Может быть, подумал он, Рэйчел права. Может быть, лет в тридцать семь я проснусь как-нибудь поутру, отнесу на чердак все модели и займусь дельтапланеризмом.
Элли была очень серьезной и сосредоточенной.
Где-то вдалеке звонили воскресные колокола, созывавшие прихожан в церковь.
— Привет, папа, — сказала Элли.
— Привет, солнышко. Что-то случилось?
— Ничего, — отмахнулась она, но ее вид говорил о другом: что-то все же случилось, причем явно что-то серьезное. Ее только что вымытые волосы падали на плечи. Волосы у Элли уже начинали темнеть, но при таком освещении казались почти такими же светлыми, как раньше. Она была в платье, и Луис вдруг понял, что его дочь почти всегда надевает платье по воскресеньям, хотя в церковь они не ходят. — А что ты клеишь?

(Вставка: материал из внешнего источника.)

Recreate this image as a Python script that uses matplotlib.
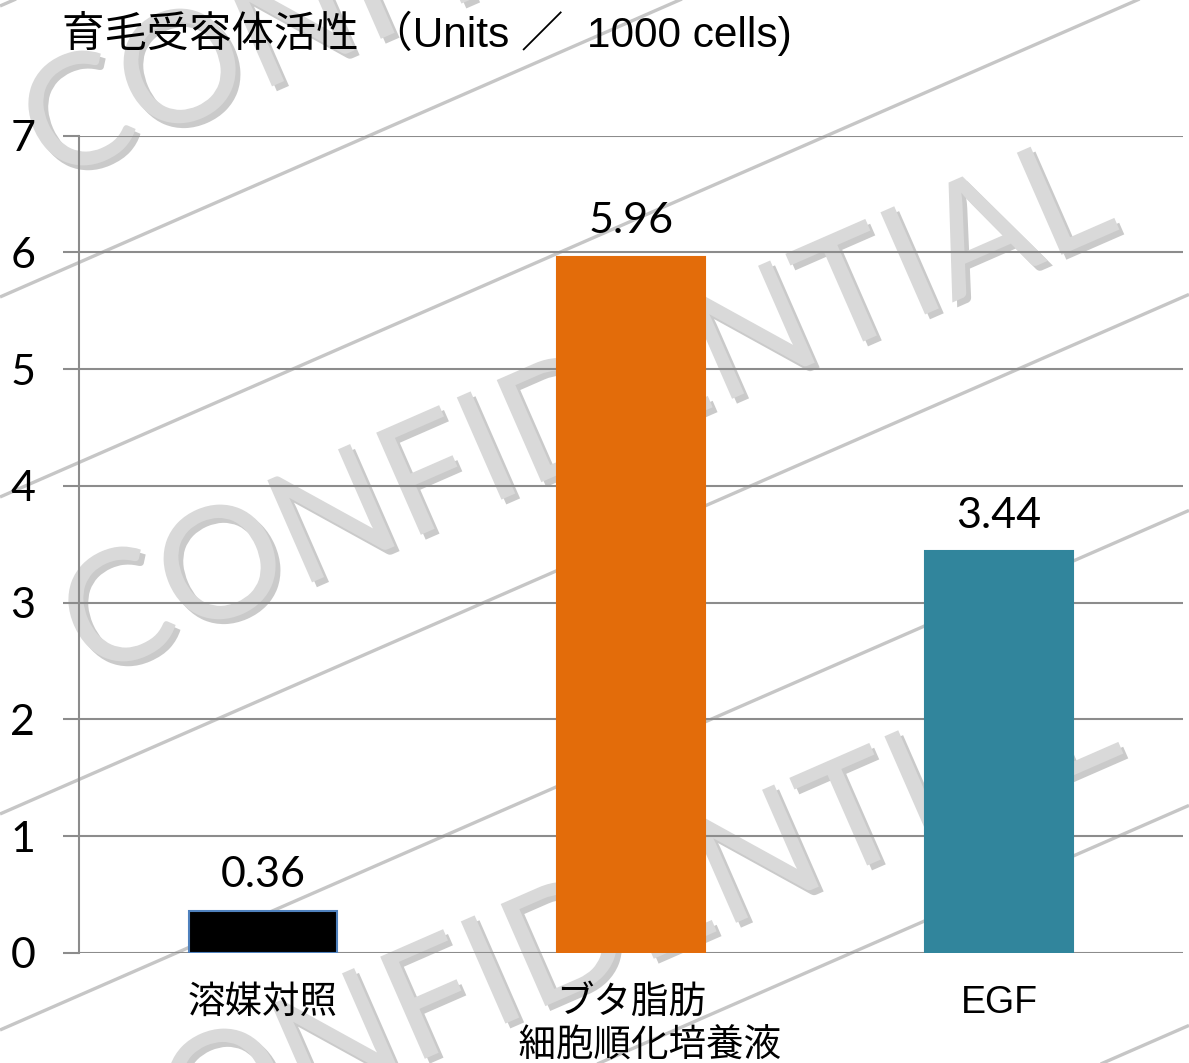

Аккуратно прилаживая на место брызговик, Луис принялся объяснять.
— Вот, посмотри. — Он бережно вручил Элли крошечный колпак колеса. — Видишь эти буковки «R»? Пустячок, а приятно, да? Если мы поедем в Чикаго на День благодарения, то полетим на «эл десять-одиннадцать», и там на двигателях будут точно такие же буковки «R».
— Подумаешь, буковки. — Элли отдала ему колпак.
— Не «подумаешь, буковки», а эмблема «Роллс-ройса», — сказал Луис. — Вот когда у тебя будет достаточно денег, чтобы позволить себе «роллс-ройс», тогда можно будет немного поважничать. Я вот решил, что когда заработаю второй миллион, то непременно куплю «роллс-ройс». И если Гейджа будет укачивать, пусть его рвет на натуральную кожу.
И кстати, Элли, что у тебя на уме? Но с Элли такое обычно не проходило. Она только замкнется, если задать вопрос в лоб. Она вообще не любила рассказывать о своих чувствах. И Луису нравилась эта черта характера.
— А мы богатые, папа?
— Нет, — ответил он. — Но голодать мы точно не будем.
— Майкл Бернс в садике говорит, что все врачи богатые.
— Ну, скажи Майклу Бернсу, что многие врачи могут разбогатеть, но на это уходит лет двадцать… а в университетской поликлинике вряд ли разбогатеешь, даже если ты там начальник. Разбогатеть можно, если ты узкий специалист. Гинеколог, ортопед или невролог. Вот они богатеют быстрее. А такие обыкновенные терапевты, как я, — помедленнее.